Northwest Kidney Centers invests $1.2M on new Center for Dialysis Innovation (Puget Sound Business Journal)

Seattle-based nonprofit Northwest Kidney Centers is investing $1.2 million to revolutionize treatment technology for patients waiting for kidney transplants with the creation of the Center for Dialysis Innovation.

The announcement came Monday out of a summit at the White House, which the Northwest Kidney Centers was selected to participated in.

The center will open in the fall as part of the Kidney Research Institute, which is a collaboration between Northwest Kidney Centers and UW Medicine.

Almost 25 percent of the more than 1,650 patients at Northwest Kidney Centers are on the transplant waiting list waiting for a kidney. The new Center for Dialysis Innovation aims to use today’s most promising technologies to revolutionize treatment technology with biomaterials and bioengineering to keep people on dialysis healthier and better candidates for transplant.

“Dialysis was a revolutionary treatment, restoring the futures of people who would have died without it,” Joyce Jackson, president and CEO of Northwest Kidney Centers, said in a statement. “Unfortunately, the therapy has not seen many technological advances since it began.”

Repeated dialysis was actually made possible for patients around the world by an invention at the University of Washington in 1960, but dialysis today, while life-saving, disrupts everyday life with the need for hours of treatment each week.

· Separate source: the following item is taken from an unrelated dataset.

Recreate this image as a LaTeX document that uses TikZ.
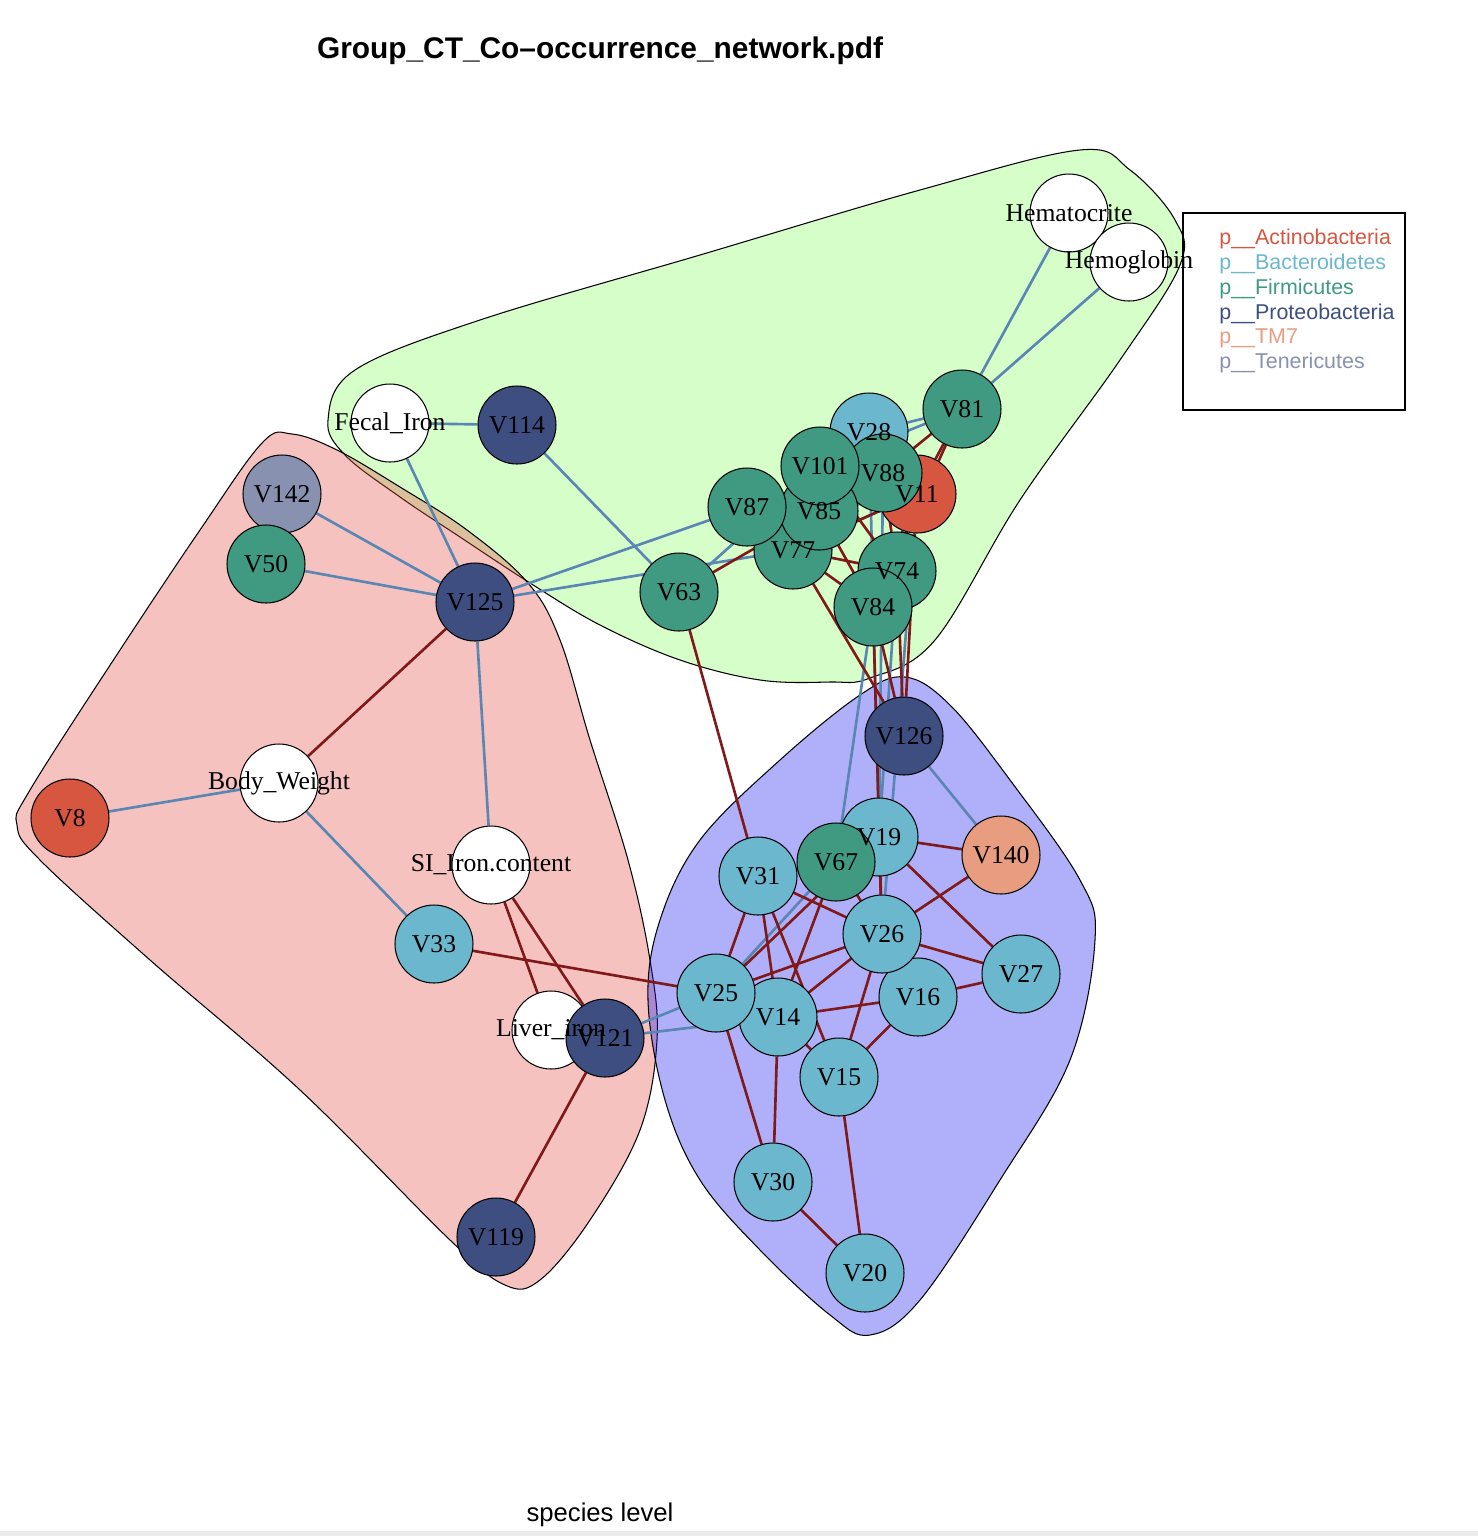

Dr. Jonathan Himmelfarb, director of the Kidney Research Institute, will also direct the center. Dr. Buddy Ratner of the UW departments of bioengineering and chemical engineering, will be the co-director. The center’s budget for first five years is $19 million.

As part of the center, many UW staff members will bring their expertise in a variety of disciplines: biomaterials engineering, clinical trials in dialysis, renal nutrition and metabolism, hemostasis and thrombosis and patient-centered and health services research.

Also during Monday’s summit, Northwest Kidney Centers, which has 14 locations in King County and a 15th in Port Angeles, announced it will:

  • Spend $250,00 on a navigation service program for chronic kidney disease patients. It will provide individualized assistance from a registered nurse to help patients navigate the medical system, eliminate barriers and move toward transplant or other treatment.
  • Spend $400,000 on an audiovisual system to expand access via teleconferencing to classes. This is intended to help patients understand the transplant process, how to prepare for a transplant, living and deceased donors and the wait list.

Coral Garnick covers health care and retail for the Puget Sound Business Journal.